The source said the senators were ready to form a new conservative group separate from the center-right force that Berlusconi, a billionaire media magnate, has dominated ever since he entered politics in 1994.

Letta, who has a commanding lower house majority, needs to secure a majority in the Senate – where the PDL is currently the second-largest party – in order to continue in government.

As the political maneuvering in Rome gathered pace, Italy came under heavy international pressure with ratings agency Fitch warning that the crisis could trigger a cut in its BBB+ rating if it slowed efforts to rein in the budget deficit.

MARKETS FALL

Letta’s government has been teetering on the edge of crisis ever since Italy’s top court convicted Berlusconi of tax fraud last month, opening the way for the 77-year-old to be stripped of his seat in the Senate.

A special Senate committee meeting on Friday is expected to vote to open proceedings that could lead to Berlusconi being thrown out of parliament by mid-October and losing his parliamentary immunity from arrest in this and other cases.

With Italy falling behind in its efforts to bring the budget deficit under European Union limits and youth unemployment running at nearly 40 percent, the prolonged wrangling between the parties has blocked efforts to reform the economy, after two years of recession.

In Brussels, the European Commission said it was watching developments closely after the cabinet failed on Friday to pass measures needed to bring Italy’s deficit under the European Union cap of three percent of gross domestic product.

“We are following all developments in Italy very closely and out of respect for the internal democratic process in Italy, we are not going to make any comment at this stage,” Commission spokeswoman Pia Ahrenkilde Hansen told reporters.

Financial markets, which have been increasingly nervous about Italy after a week of rising political tensions, sold off government bonds and stocks on Monday, although there was no sign of the panic seen during other recent government crises.

The main barometer of broad market sentiment, the difference between yields on Italian 10 year government bonds and triple A rated German Bunds, widened to 294 basis points, the highest in three months, while stocks on the Milan bourse fell 1.7 percent.

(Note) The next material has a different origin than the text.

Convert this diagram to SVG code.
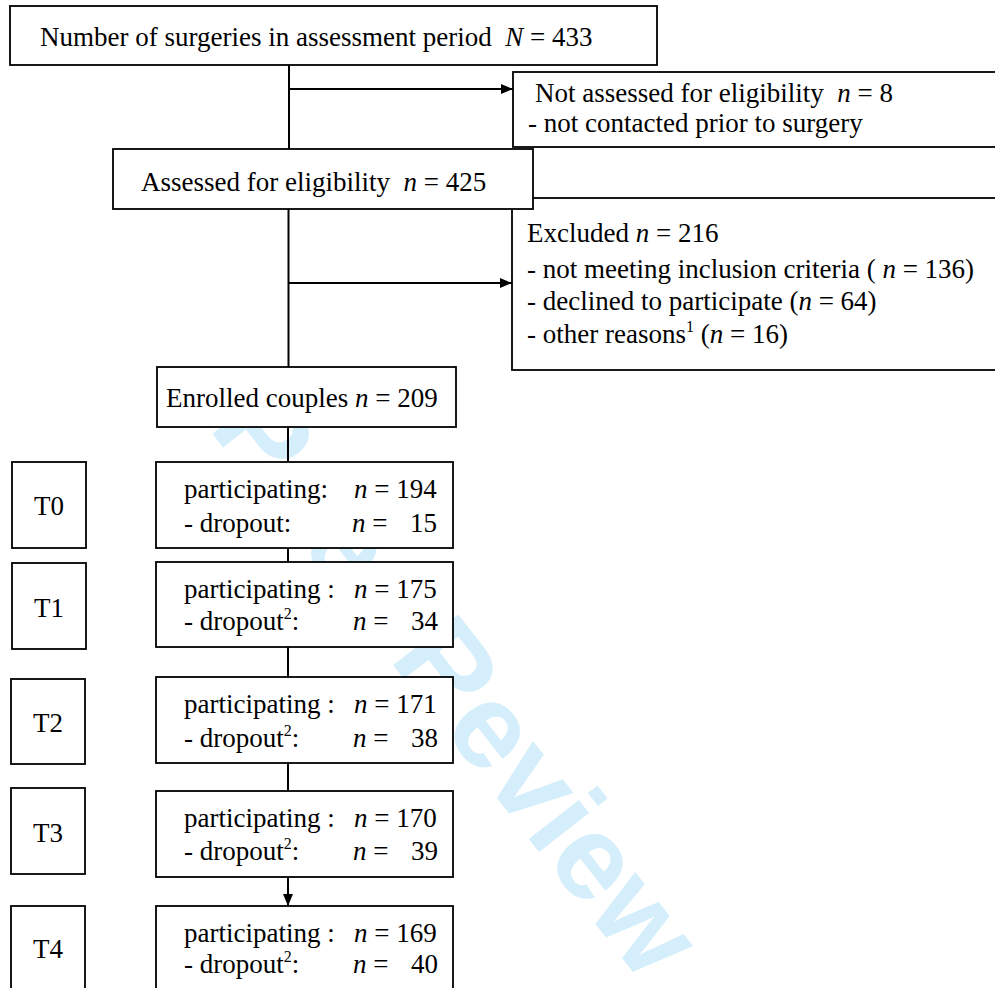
<svg xmlns="http://www.w3.org/2000/svg" width="995" height="988" viewBox="0 0 995 988">
<style>
.bx{fill:#fff;stroke:#000;stroke-width:1.8}
.t{font-family:"Liberation Serif","Times New Roman",serif;font-size:27px;fill:#000}
.i{font-style:italic}
.ln{stroke:#000;stroke-width:2;fill:none}
.wm{font-family:"Liberation Sans",Arial,sans-serif;font-weight:bold;font-size:120px;fill:#d5eefb}
</style>
<defs>
<marker id="ah" markerWidth="12" markerHeight="10" refX="12" refY="5" orient="auto" markerUnits="userSpaceOnUse">
<path d="M0,0 L12,5 L0,10 Z" fill="#000"/>
</marker>
<clipPath id="wmclip"><rect x="0" y="428" width="995" height="560"/></clipPath>
</defs>
<rect width="995" height="988" fill="#fff"/>
<g id="watermark" clip-path="url(#wmclip)">
<text class="wm" transform="translate(68,249) rotate(52)">For Peer Review</text>
</g>
<g id="connectors">
<line class="ln" x1="289" y1="65" x2="289" y2="149"/>
<line class="ln" x1="289" y1="89" x2="513" y2="89" marker-end="url(#ah)"/>
<line class="ln" x1="288.5" y1="209" x2="288.5" y2="367"/>
<line class="ln" x1="289" y1="283" x2="512" y2="283" marker-end="url(#ah)"/>
<line class="ln" x1="288" y1="427" x2="288" y2="462"/>
<line class="ln" x1="288" y1="548" x2="288" y2="562"/>
<line class="ln" x1="288" y1="647" x2="288" y2="677"/>
<line class="ln" x1="288" y1="763" x2="288" y2="791"/>
<line class="ln" x1="288" y1="877" x2="288" y2="906" marker-end="url(#ah)"/>
</g>
<g id="surgeries">
<rect class="bx" x="10" y="6" width="647" height="59"/>
<text class="t" x="40" y="46" xml:space="preserve">Number of surgeries in assessment period  <tspan class="i">N</tspan> = 433</text>
</g>
<g id="not-assessed">
<rect class="bx" x="513" y="72" width="490" height="75"/>
<text class="t" x="535" y="102" xml:space="preserve">Not assessed for eligibility  <tspan class="i">n</tspan> = 8</text>
<text class="t" x="528" y="132">- not contacted prior to surgery</text>
</g>
<g id="excluded">
<rect class="bx" x="512" y="198" width="490" height="172"/>
<text class="t" x="527" y="242">Excluded <tspan class="i">n</tspan> = 216</text>
<text class="t" x="527" y="278">- not meeting inclusion criteria ( <tspan class="i">n</tspan> = 136)</text>
<text class="t" x="527" y="310">- declined to participate (<tspan class="i">n</tspan> = 64)</text>
<text class="t" x="527" y="343">- other reasons<tspan font-size="16" dy="-11">1</tspan><tspan dy="11"> (</tspan><tspan class="i">n</tspan> = 16)</text>
</g>
<g id="assessed">
<rect class="bx" x="113" y="149" width="420" height="60"/>
<text class="t" x="141" y="191" xml:space="preserve">Assessed for eligibility  <tspan class="i">n</tspan> = 425</text>
</g>
<g id="enrolled">
<rect class="bx" x="157" y="367" width="299" height="60"/>
<text class="t" x="166" y="407">Enrolled couples <tspan class="i">n</tspan> = 209</text>
</g>
<g id="T0">
<rect class="bx" x="12" y="462" width="74" height="86"/>
<text class="t" x="49" y="515" text-anchor="middle">T0</text>
</g>
<g id="wave-T0">
<rect class="bx" x="156" y="462" width="297" height="86"/>
<text class="t" x="184" y="498">participating:</text>
<text class="t" x="354" y="498"><tspan class="i">n</tspan> = 194</text>
<text class="t" x="184" y="532">- dropout:</text>
<text class="t" x="352" y="532"><tspan class="i">n</tspan> =</text>
<text class="t" x="437" y="532" text-anchor="end">15</text>
</g>
<g id="T1">
<rect class="bx" x="12" y="563" width="74" height="86"/>
<text class="t" x="49" y="617" text-anchor="middle">T1</text>
</g>
<g id="wave-T1">
<rect class="bx" x="156" y="562" width="297" height="85"/>
<text class="t" x="184" y="598">participating :</text>
<text class="t" x="354" y="598"><tspan class="i">n</tspan> = 175</text>
<text class="t" x="184" y="630">- dropout<tspan font-size="16" dy="-11">2</tspan><tspan dy="11">:</tspan></text>
<text class="t" x="353" y="630"><tspan class="i">n</tspan> =</text>
<text class="t" x="438" y="630" text-anchor="end">34</text>
</g>
<g id="T2">
<rect class="bx" x="11" y="679" width="74" height="85"/>
<text class="t" x="48" y="732" text-anchor="middle">T2</text>
</g>
<g id="wave-T2">
<rect class="bx" x="156" y="677" width="297" height="86"/>
<text class="t" x="184" y="713">participating :</text>
<text class="t" x="354" y="713"><tspan class="i">n</tspan> = 171</text>
<text class="t" x="184" y="747">- dropout<tspan font-size="16" dy="-11">2</tspan><tspan dy="11">:</tspan></text>
<text class="t" x="353" y="747"><tspan class="i">n</tspan> =</text>
<text class="t" x="438" y="747" text-anchor="end">38</text>
</g>
<g id="T3">
<rect class="bx" x="11" y="788" width="74" height="86"/>
<text class="t" x="48" y="842" text-anchor="middle">T3</text>
</g>
<g id="wave-T3">
<rect class="bx" x="156" y="791" width="297" height="86"/>
<text class="t" x="184" y="827">participating :</text>
<text class="t" x="354" y="827"><tspan class="i">n</tspan> = 170</text>
<text class="t" x="184" y="860">- dropout<tspan font-size="16" dy="-11">2</tspan><tspan dy="11">:</tspan></text>
<text class="t" x="353" y="860"><tspan class="i">n</tspan> =</text>
<text class="t" x="438" y="860" text-anchor="end">39</text>
</g>
<g id="T4">
<rect class="bx" x="11" y="906" width="74" height="95"/>
<text class="t" x="48" y="958" text-anchor="middle">T4</text>
</g>
<g id="wave-T4">
<rect class="bx" x="156" y="906" width="297" height="95"/>
<text class="t" x="184" y="942">participating :</text>
<text class="t" x="354" y="942"><tspan class="i">n</tspan> = 169</text>
<text class="t" x="184" y="973">- dropout<tspan font-size="16" dy="-11">2</tspan><tspan dy="11">:</tspan></text>
<text class="t" x="353" y="973"><tspan class="i">n</tspan> =</text>
<text class="t" x="438" y="973" text-anchor="end">40</text>
</g>
</svg>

The spread narrowed to 285 points on hope that Berlusconi might back down.

Berlusconi said at the weekend he wanted new elections to be held as soon as possible, only months after the deadlocked ballot in February which left no party with the numbers in parliament to govern alone.

But with opinion polls roughly balanced between Letta’s center-left Democratic Party and the PDL, there is no enthusiasm for a return to the polls under the current voting system, which most analysts believe would simply produce more stalemate.